We could add it as a custom stop-word
custom_stop_words <- bind_rows(tibble(word = c("miss"),
lexion = c("custom")),
stop_words)
custom_stop_words
## # A tibble: 1,150 x 3
## word lexion lexicon
## <chr> <chr> <chr>
## 1 miss custom <NA>
## 2 a <NA> SMART
## 3 a's <NA> SMART
## 4 able <NA> SMART
## 5 about <NA> SMART
## 6 above <NA> SMART
## 7 according <NA> SMART
## 8 accordingly <NA> SMART
## 9 across <NA> SMART
## 10 actually <NA> SMART
## # ... with 1,140 more rows
We can use this to plot somewhat a bubble that contains the most used words, with the size of the word indicating the frequency of the word.
library(ggwordcloud)
## Warning: package 'ggwordcloud' was built under R version 4.0.5
wordcloud_df <- tidy_books %>%
anti_join(custom_stop_words) %>%
inner_join(get_sentiments("bing")) %>%
count(sentiment, word, sort = T) %>%
top_n(200)
## Joining, by = "word"
## Joining, by = "word"
## Selecting by n
wordcloud_df %>%
ggplot() +
geom_text_wordcloud_area(aes(label = word, size = n), shape = "star") +
scale_size_area(max_size = 15)
library(wordcloud)
## Warning: package 'wordcloud' was built under R version 4.0.5
## Loading required package: RColorBrewer
tidy_books %>%
anti_join(stop_words) %>%
count(word) %>%
with(wordcloud(word, n, max.words = 100))
## Joining, by = "word"
library(reshape2)
## Warning: package 'reshape2' was built under R version 4.0.5
##
## Attaching package: 'reshape2'
## The following object is masked from 'package:tidyr':
##
## smiths
tidy_books %>%
inner_join(get_sentiments("bing")) %>%
count(word, sentiment, sort = TRUE) %>%
acast(word ~ sentiment, value.var = "n", fill = 0) %>%
comparison.cloud(colors = c("gray20", "gray20"),
max.words = 100)
## Joining, by = "word"
Tidy text analysis can be used to find where all chapters in Jane Austen’s novels are organized by one-word-per-row.

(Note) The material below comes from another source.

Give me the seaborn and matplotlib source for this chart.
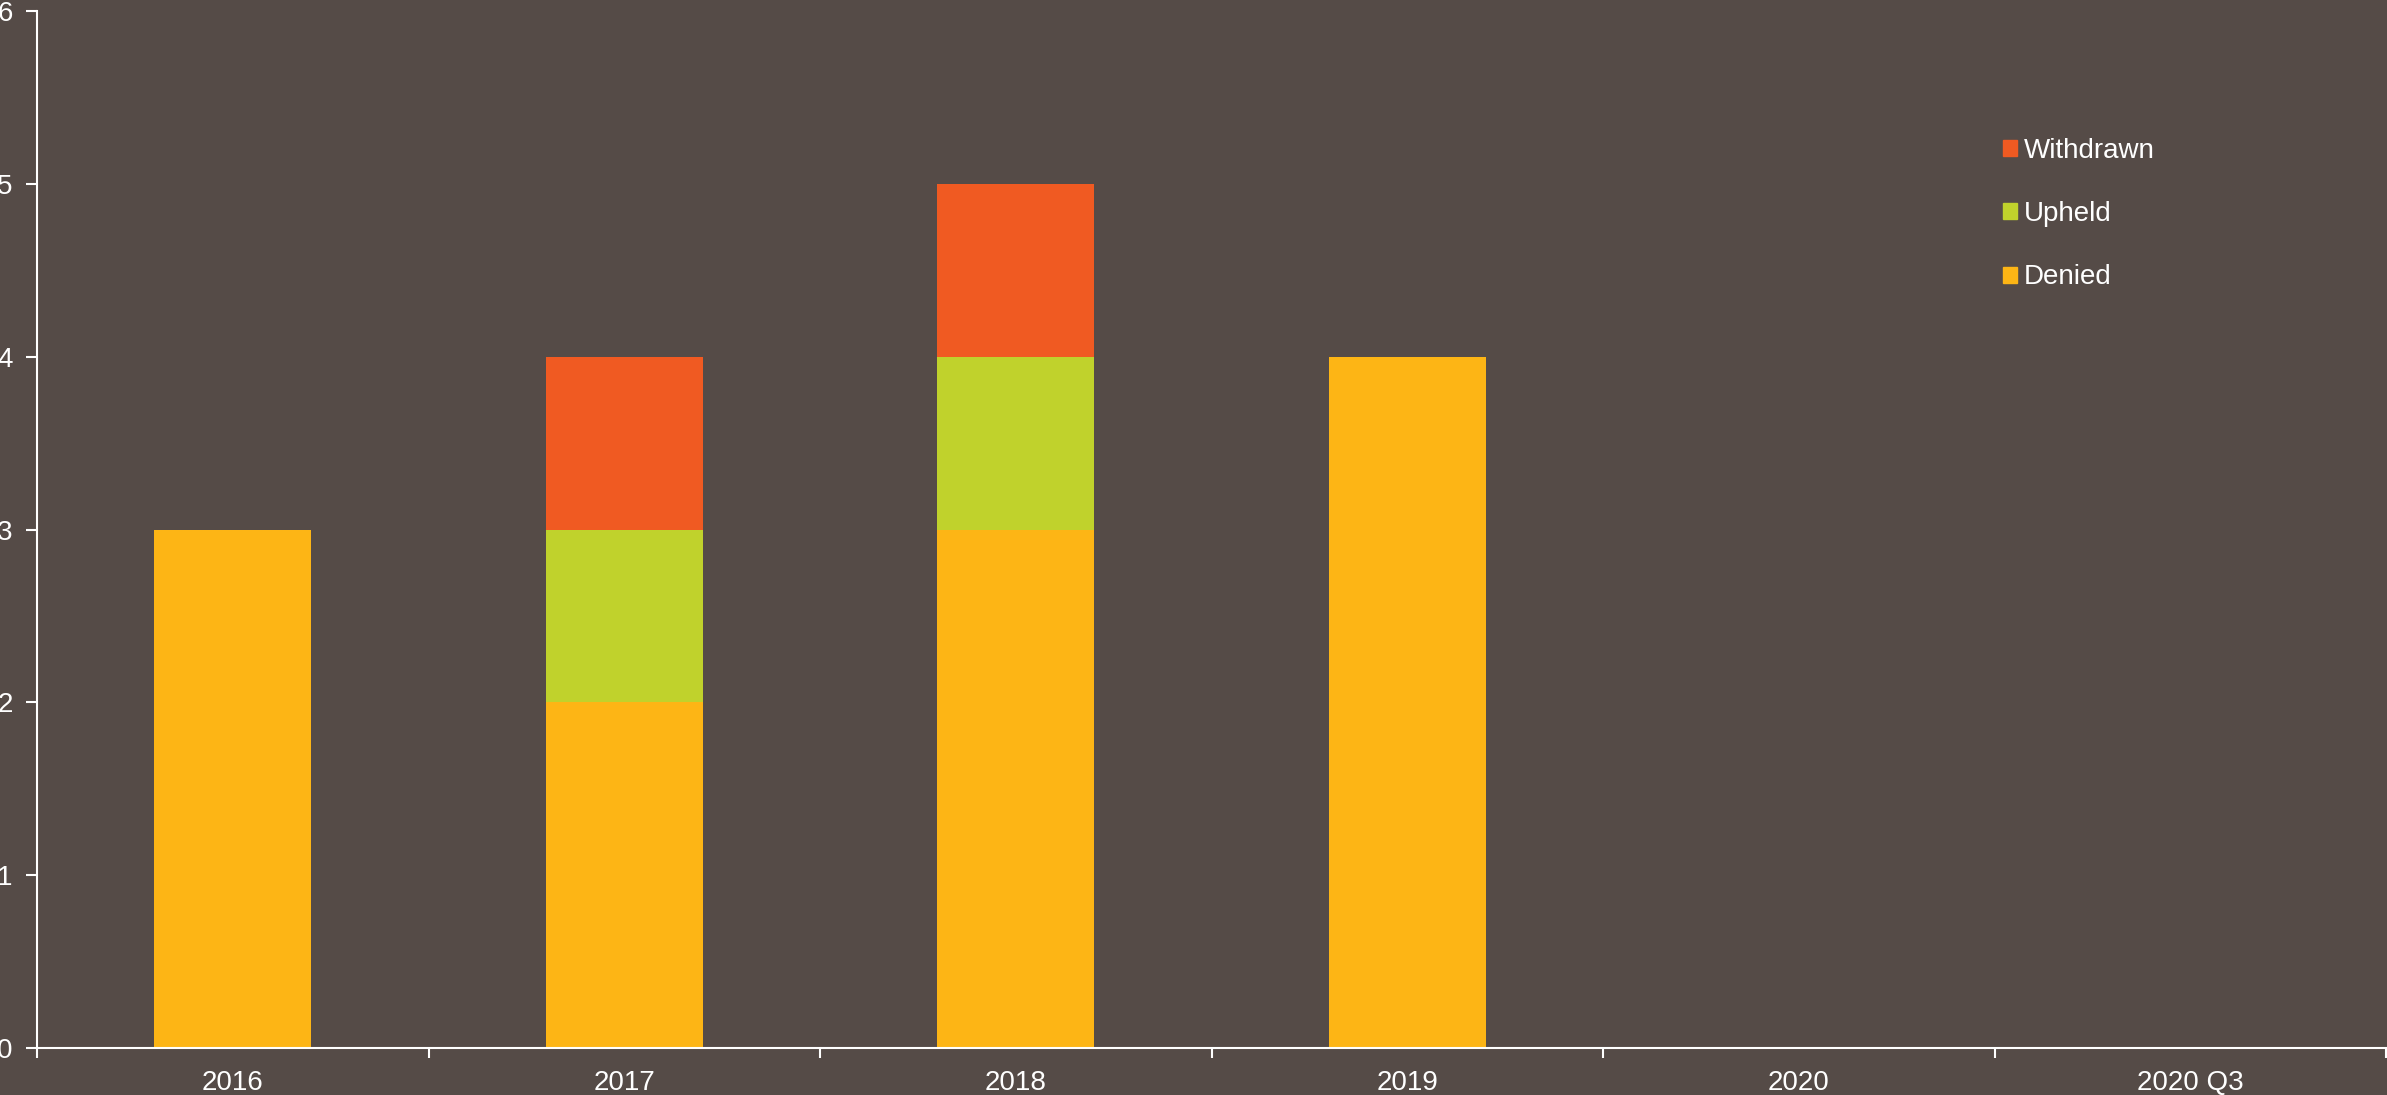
import numpy as np
import pandas as pd
import matplotlib
matplotlib.use('Agg')
import matplotlib.pyplot as plt
import matplotlib.patches as mpatches
import seaborn as sns

# data
categories = ['2016', '2017', '2018', '2019', '2020', '2020 Q3']
denied     = [3, 2, 3, 4, 0, 0]
upheld     = [0, 1, 1, 0, 0, 0]
withdrawn  = [0, 1, 1, 0, 0, 0]

BG        = '#554b47'
C_DENIED  = '#fdb515'
C_UPHELD  = '#c0d22c'
C_WITHDR  = '#f05a22'
FG        = '#ffffff'

sns.set_style('white')
plt.rcParams['font.family'] = ['Liberation Sans', 'DejaVu Sans']

df = pd.DataFrame({'year': categories, 'Denied': denied,
                   'Upheld': upheld, 'Withdrawn': withdrawn})
df['top']  = df['Denied'] + df['Upheld'] + df['Withdrawn']
df['mid']  = df['Denied'] + df['Upheld']

fig = plt.figure(figsize=(23.87, 10.95), dpi=100, facecolor=BG)
ax = fig.add_axes([37 / 2387, 47 / 1095, 2349 / 2387, 1037 / 1095])
ax.set_facecolor(BG)

# stacked bars: draw cumulative totals from the top layer down
for col, c in [('top', C_WITHDR), ('mid', C_UPHELD), ('Denied', C_DENIED)]:
    sns.barplot(data=df, x='year', y=col, color=c, saturation=1,
                width=0.4, ax=ax, linewidth=0, order=categories)

ax.set_xlim(-0.5, len(categories) - 0.5)
ax.set_ylim(0, 6)
ax.set_yticks(range(0, 7))
ax.set_xlabel('')
ax.set_ylabel('')

for s in ['top', 'right']:
    ax.spines[s].set_visible(False)
for s in ['left', 'bottom']:
    ax.spines[s].set_color(FG)
    ax.spines[s].set_linewidth(1.5)

# category separators as minor ticks on the x axis
ax.set_xticks(np.arange(-0.5, len(categories)), minor=True)
ax.tick_params(axis='x', which='major', length=0, pad=16, labelsize=20, colors=FG)
ax.tick_params(axis='x', which='minor', length=7, width=1.5, color=FG, direction='out')
ax.tick_params(axis='y', length=8, width=1.5, color=FG, direction='out',
               pad=9.5, labelsize=20, labelcolor=FG)
ax.tick_params(bottom=True, left=True, which='both')

handles = [mpatches.Patch(color=C_WITHDR, label='Withdrawn'),
           mpatches.Patch(color=C_UPHELD, label='Upheld'),
           mpatches.Patch(color=C_DENIED, label='Denied')]
fig.legend(handles=handles, loc='upper left',
           bbox_to_anchor=(2003 / 2387, 1 - 138 / 1095),
           frameon=False, fontsize=20, labelcolor=FG,
           handlelength=0.5, handleheight=0.5, handletextpad=0.25,
           labelspacing=1.34, borderpad=0, borderaxespad=0)

fig.savefig('out.png', dpi=100, facecolor=BG)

We can also use tidy text to ask questions such as most negative chapers in the novels, or even the proportion of negative words.

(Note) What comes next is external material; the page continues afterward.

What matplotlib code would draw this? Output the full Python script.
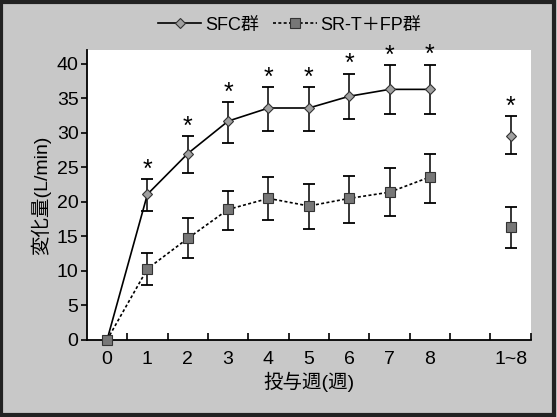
import matplotlib
matplotlib.use("Agg")
import matplotlib.pyplot as plt
from matplotlib.patches import Rectangle
from matplotlib.lines import Line2D
import numpy as np

plt.rcParams["font.family"] = ["Liberation Sans", "Noto Sans CJK JP", "DejaVu Sans"]

# x positions: weeks 0..8, then the 1~8 overall point
weeks = [0, 1, 2, 3, 4, 5, 6, 7, 8]
overall_pos = 10
tick_pos = [0, 1, 2, 3, 4, 5, 6, 7, 8, 10]
tick_labels = ["0", "1", "2", "3", "4", "5", "6", "7", "8", "1~8"]

# SFC group
sfc_mean = [0, 21.1, 27.0, 31.7, 33.6, 33.6, 35.3, 36.3, 36.3]
sfc_upper = [0, 23.3, 29.6, 34.5, 36.7, 36.7, 38.6, 39.8, 39.9]
sfc_lower = [0, 18.7, 24.2, 28.6, 30.3, 30.3, 32.0, 32.8, 32.8]
sfc_all = 29.5
sfc_all_err = (27.0, 32.5)

# SR-T + FP group
srt_mean = [0, 10.3, 14.7, 18.9, 20.5, 19.4, 20.5, 21.4, 23.6]
srt_upper = [0, 12.6, 17.6, 21.6, 23.6, 22.6, 23.7, 24.9, 27.0]
srt_lower = [0, 7.9, 11.8, 15.9, 17.3, 16.1, 17.0, 17.9, 19.9]
srt_all = 16.4
srt_all_err = (13.3, 19.2)

BG = "#c8c8c8"
DIA = dict(marker="D", ms=5, mfc="#a0a0a0", mec="#333333", mew=0.8)
SQ = dict(marker="s", ms=7, mfc="#777777", mec="#333333", mew=0.8)

fig = plt.figure(figsize=(5.57, 4.17), dpi=100, facecolor=BG)
ax = fig.add_axes([0.156, 0.185, 0.797, 0.695])
ax.set_facecolor("white")

err_kw = dict(ecolor="black", elinewidth=1.1, capsize=4.5, capthick=1.3)

# SFC
sfc_m = np.array(sfc_mean)
ax.errorbar(weeks[1:], sfc_m[1:],
            yerr=[sfc_m[1:] - np.array(sfc_lower[1:]), np.array(sfc_upper[1:]) - sfc_m[1:]],
            fmt="none", **err_kw)
ax.plot(weeks, sfc_mean, color="black", lw=1.2, zorder=4, clip_on=False, **DIA)
ax.errorbar([overall_pos], [sfc_all],
            yerr=[[sfc_all - sfc_all_err[0]], [sfc_all_err[1] - sfc_all]],
            fmt="none", **err_kw)
ax.plot([overall_pos], [sfc_all], ls="none", zorder=4, **DIA)

# SR-T + FP
srt_m = np.array(srt_mean)
ax.errorbar(weeks[1:], srt_m[1:],
            yerr=[srt_m[1:] - np.array(srt_lower[1:]), np.array(srt_upper[1:]) - srt_m[1:]],
            fmt="none", **err_kw)
ax.plot(weeks, srt_mean, color="black", lw=1.2, ls=(0, (1.8, 1.4)), zorder=5,
        clip_on=False, **SQ)
ax.errorbar([overall_pos], [srt_all],
            yerr=[[srt_all - srt_all_err[0]], [srt_all_err[1] - srt_all]],
            fmt="none", **err_kw)
ax.plot([overall_pos], [srt_all], ls="none", zorder=5, **SQ)

# significance asterisks
star_x = weeks[1:] + [overall_pos]
star_y = sfc_upper[1:] + [sfc_all_err[1]]
for x, y in zip(star_x, star_y):
    ax.annotate("*", (x, y), xytext=(0, -2), textcoords="offset points",
                ha="center", va="bottom", fontsize=18)

ax.set_xlim(-0.5, 10.5)
ax.set_ylim(0, 42)
ax.set_yticks(range(0, 41, 5))
ax.set_xticks(tick_pos)
ax.set_xticklabels(tick_labels)
ax.set_xticks(np.arange(0.5, 10.6, 1), minor=True)
ax.tick_params(axis="x", which="major", length=0, labelsize=14, pad=8)
ax.tick_params(axis="x", which="minor", direction="in", length=5, width=1.2)
ax.tick_params(axis="y", direction="out", length=4, width=1.2, labelsize=14, pad=2)

for side in ["top", "right"]:
    ax.spines[side].set_visible(False)
for side in ["left", "bottom"]:
    ax.spines[side].set_linewidth(1.3)

ax.set_xlabel("投与週(週)", fontsize=14, labelpad=3)
ax.set_ylabel("変化量(L/min)", fontsize=14, labelpad=4)

handles = [
    Line2D([], [], color="black", lw=1.2, **DIA),
    Line2D([], [], color="black", lw=1.2, ls=(0, (1.8, 1.4)), **SQ),
]
fig.legend(handles, ["SFC群", "SR-T＋FP群"], loc="center", bbox_to_anchor=(0.52, 0.94),
           ncol=2, frameon=False, fontsize=13, handlelength=2.4, handletextpad=0.2,
           columnspacing=0.8)

# outer frame
fig.patches.append(Rectangle((0.002, 0.004), 0.993, 0.992, transform=fig.transFigure,
                             fill=False, edgecolor="#222222", lw=3))

fig.savefig("out.png", dpi=100, facecolor=BG)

bingnegative <- get_sentiments("bing") %>%
filter(sentiment == "negative")
wordcounts <- tidy_books %>%
group_by(book, chapter) %>%
summarise(words = n())
## `summarise()` has grouped output by 'book'. You can override using the `.groups` argument.
tidy_books %>%
semi_join(bingnegative) %>%
group_by(book, chapter) %>%
summarise(negativewords = n()) %>%
left_join(wordcounts, by = c("book", "chapter")) %>%
mutate(ratio = negativewords / words) %>%
filter(chapter != 0) %>%
slice_max(ratio, n = 1) %>%
ungroup()
## Joining, by = "word"
## `summarise()` has grouped output by 'book'. You can override using the `.groups` argument.
## # A tibble: 6 x 5
## book chapter negativewords words ratio
## <fct> <int> <int> <int> <dbl>
## 1 Sense & Sensibility 43 161 3405 0.0473
## 2 Pride & Prejudice 34 111 2104 0.0528
## 3 Mansfield Park 46 173 3685 0.0469
## 4 Emma 15 151 3340 0.0452
## 5 Northanger Abbey 21 149 2982 0.0500
## 6 Persuasion 4 62 1807 0.0343